You can tell what someone cares about by looking at what they do when they could be sleeping. For many in Los Angeles, including myself, at times that is cycling. There are two types of sleep deprived cyclists, those who get up early to ride, and those who stay up late. The early birds are typically in better shape, have expensive bikes, and are riding for fitness as well as fun.
But the late night cyclists have their own culture. The Los Angeles bike culture is definitely an underground culture. This is because their is a more dominant worldview that is at odds with the bike scene. The city was very much designed for driving cars. Unfortunately it has long ago reached a point where it can not sustain the number of cars that are being used on a daily basis. Because of the bad traffic and high cost of gas in Los Angeles, more and more people have turned to cycling.
One of the most prominent groups that have risen up in recent years is known as Wolfpack Hustle. This cycling group is a distilled and concentrated version of the late night cycling culture whose primary goals are to promote cycling and have fun doing it.
The Wolfpack Hustle hosts three main events each year and they have grown exponentially. Originally they began as a completely underground, unofficial get together for fans of biking in Los Angeles but have since gotten so big that they are officially sanctioned by the LA police (usually through the volunteer efforts of officers who also enjoy cycling).
The most recent event was the Midnight Drag Race. This is probably of all the events the most entertaining to watch. Taking place at midnight and lasting late late into the night, the contestants race along 6th street until the fastest man and the fastest woman emerge victorious to claim the coveted dog tags. Basically it is a big party all on two wheels. In addition to the high end or customized racing bikes, there are also variations of every crazy bicycle design that has ever been dreamed up.
These events also seem to attract creatively talented people and always has a lot of great media surrounding them both in video and photographs. Many of the cyclists in Los Angeles feel a little like the underground church in Rome.
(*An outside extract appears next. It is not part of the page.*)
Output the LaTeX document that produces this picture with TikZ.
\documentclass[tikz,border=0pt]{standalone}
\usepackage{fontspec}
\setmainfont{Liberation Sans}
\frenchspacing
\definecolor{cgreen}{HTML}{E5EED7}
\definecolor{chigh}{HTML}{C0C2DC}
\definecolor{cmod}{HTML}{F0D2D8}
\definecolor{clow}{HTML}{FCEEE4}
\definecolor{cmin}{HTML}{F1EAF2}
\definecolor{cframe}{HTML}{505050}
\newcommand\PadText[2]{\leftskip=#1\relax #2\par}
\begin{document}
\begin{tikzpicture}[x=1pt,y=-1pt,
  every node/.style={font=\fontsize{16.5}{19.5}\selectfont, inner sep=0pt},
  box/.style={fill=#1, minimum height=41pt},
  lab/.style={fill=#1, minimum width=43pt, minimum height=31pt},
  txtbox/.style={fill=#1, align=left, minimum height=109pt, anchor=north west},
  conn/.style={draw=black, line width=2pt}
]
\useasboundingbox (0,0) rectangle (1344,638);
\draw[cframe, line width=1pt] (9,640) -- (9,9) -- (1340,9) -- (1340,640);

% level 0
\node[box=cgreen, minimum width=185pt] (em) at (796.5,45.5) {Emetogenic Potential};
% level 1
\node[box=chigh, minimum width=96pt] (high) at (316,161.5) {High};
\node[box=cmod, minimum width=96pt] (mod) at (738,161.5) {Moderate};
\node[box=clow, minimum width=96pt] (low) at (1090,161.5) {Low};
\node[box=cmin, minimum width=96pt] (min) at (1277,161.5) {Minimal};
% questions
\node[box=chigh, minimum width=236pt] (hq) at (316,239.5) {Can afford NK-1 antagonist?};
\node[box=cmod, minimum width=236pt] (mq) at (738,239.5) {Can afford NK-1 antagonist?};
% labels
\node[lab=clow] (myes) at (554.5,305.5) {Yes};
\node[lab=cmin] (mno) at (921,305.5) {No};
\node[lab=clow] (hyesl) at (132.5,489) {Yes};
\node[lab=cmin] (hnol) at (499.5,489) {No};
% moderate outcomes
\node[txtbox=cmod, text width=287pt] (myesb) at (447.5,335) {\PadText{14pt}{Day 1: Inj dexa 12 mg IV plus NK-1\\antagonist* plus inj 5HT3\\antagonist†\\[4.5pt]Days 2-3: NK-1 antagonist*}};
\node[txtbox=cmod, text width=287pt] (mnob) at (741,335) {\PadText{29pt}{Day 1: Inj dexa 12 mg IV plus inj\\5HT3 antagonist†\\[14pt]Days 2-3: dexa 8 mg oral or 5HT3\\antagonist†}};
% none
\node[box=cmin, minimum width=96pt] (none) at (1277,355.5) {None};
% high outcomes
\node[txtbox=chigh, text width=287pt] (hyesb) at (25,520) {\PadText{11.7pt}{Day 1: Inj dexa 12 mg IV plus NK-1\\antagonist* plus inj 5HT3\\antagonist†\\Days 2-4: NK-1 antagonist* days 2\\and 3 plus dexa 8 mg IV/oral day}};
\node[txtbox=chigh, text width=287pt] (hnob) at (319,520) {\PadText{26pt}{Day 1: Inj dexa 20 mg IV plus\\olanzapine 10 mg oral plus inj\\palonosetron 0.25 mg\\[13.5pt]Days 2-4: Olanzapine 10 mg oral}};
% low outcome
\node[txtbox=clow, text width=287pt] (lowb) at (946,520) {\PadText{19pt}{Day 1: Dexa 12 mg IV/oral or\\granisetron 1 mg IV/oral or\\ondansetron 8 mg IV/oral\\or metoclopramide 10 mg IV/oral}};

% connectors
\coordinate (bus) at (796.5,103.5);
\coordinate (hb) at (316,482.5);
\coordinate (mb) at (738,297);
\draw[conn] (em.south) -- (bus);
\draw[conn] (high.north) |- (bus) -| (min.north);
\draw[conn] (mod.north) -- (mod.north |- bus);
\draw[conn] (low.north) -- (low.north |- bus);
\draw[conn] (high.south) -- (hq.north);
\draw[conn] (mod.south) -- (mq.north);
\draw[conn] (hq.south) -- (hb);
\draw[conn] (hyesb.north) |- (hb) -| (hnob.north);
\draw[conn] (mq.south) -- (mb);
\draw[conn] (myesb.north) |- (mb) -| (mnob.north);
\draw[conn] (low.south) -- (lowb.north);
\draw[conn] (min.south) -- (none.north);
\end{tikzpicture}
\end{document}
They are often persecuted and hated in the streets just for being a part of something that they love and that they believe can actually benefit Los Angeles. There are often cases of road rage involving hit and runs with the drivers of the cars never being pursued or prosecuted in any way. It is true that the cyclists in LA are not above reproach themselves and many behave just as badly as the drivers, but not all are the same and most cyclists, including myself strive to go out of our ways to be safe and courteous riders. Because Los Angeles needs cyclists more than cyclists need Los Angeles.